O’Connell also failed to follow up tips by a Whirlpool co-worker of Ms. Bogle and Myers who said Myers was capable of the crime, and a tip that phone location data would point to Myers’ trailer.

Jennifer Bogle, Heather’s sister, said O’Connell had no intention on solving the case, ignored leads, and refused to do his job.

“Sean O’Connell is a disgrace to law enforcement everywhere,” she said, adding later, “He not only failed my sister, he failed all the citizens of Sandusky County.”

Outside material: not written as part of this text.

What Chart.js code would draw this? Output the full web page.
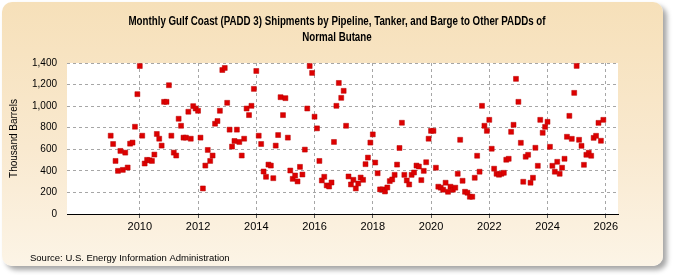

Throughout the hearing, O’Connell said his report wasn’t an attempt to deceive prosecutors, and that he would have turned over all evidence he had if the case was presented to a grand jury. He framed his actions as simply an attempt to get Mr. Stierwalt’s interest in the people he considered suspects, and that his mistaken focus on the falsely accused was done in good faith.

“I was truly following the leads and where they were taking me,” he said. 

Dean Henry, an attorney who has worked as special prosecutor, said O’Connell had done quality work on the cases he has worked on.

“He always was honest and fair with me,” he said.

An incredulous Judge Cosgrove rejected O’Connell’s defenses, which she called minimization, and said she felt obligated to send a message to other officers who hide inconvenient evidence to bolster their investigation targets. And she made clear that O’Connell was not targeted for cooperating in the investigation into former Sandusky County Sheriff Kyle Overmyer, who pleaded guilty to felony charges of theft in office and deception to obtain dangerous drugs, among others, and was sentenced in December to four years in prison.

“These are real issues here,” she said, adding that O’Connell hasn’t shown real remorse. 

As part of the plea deal, six other tampering charges were dropped, as was a charge of misusing the Ohio Law Enforcement Gateway system to seek information about the editor of the Sandusky Register.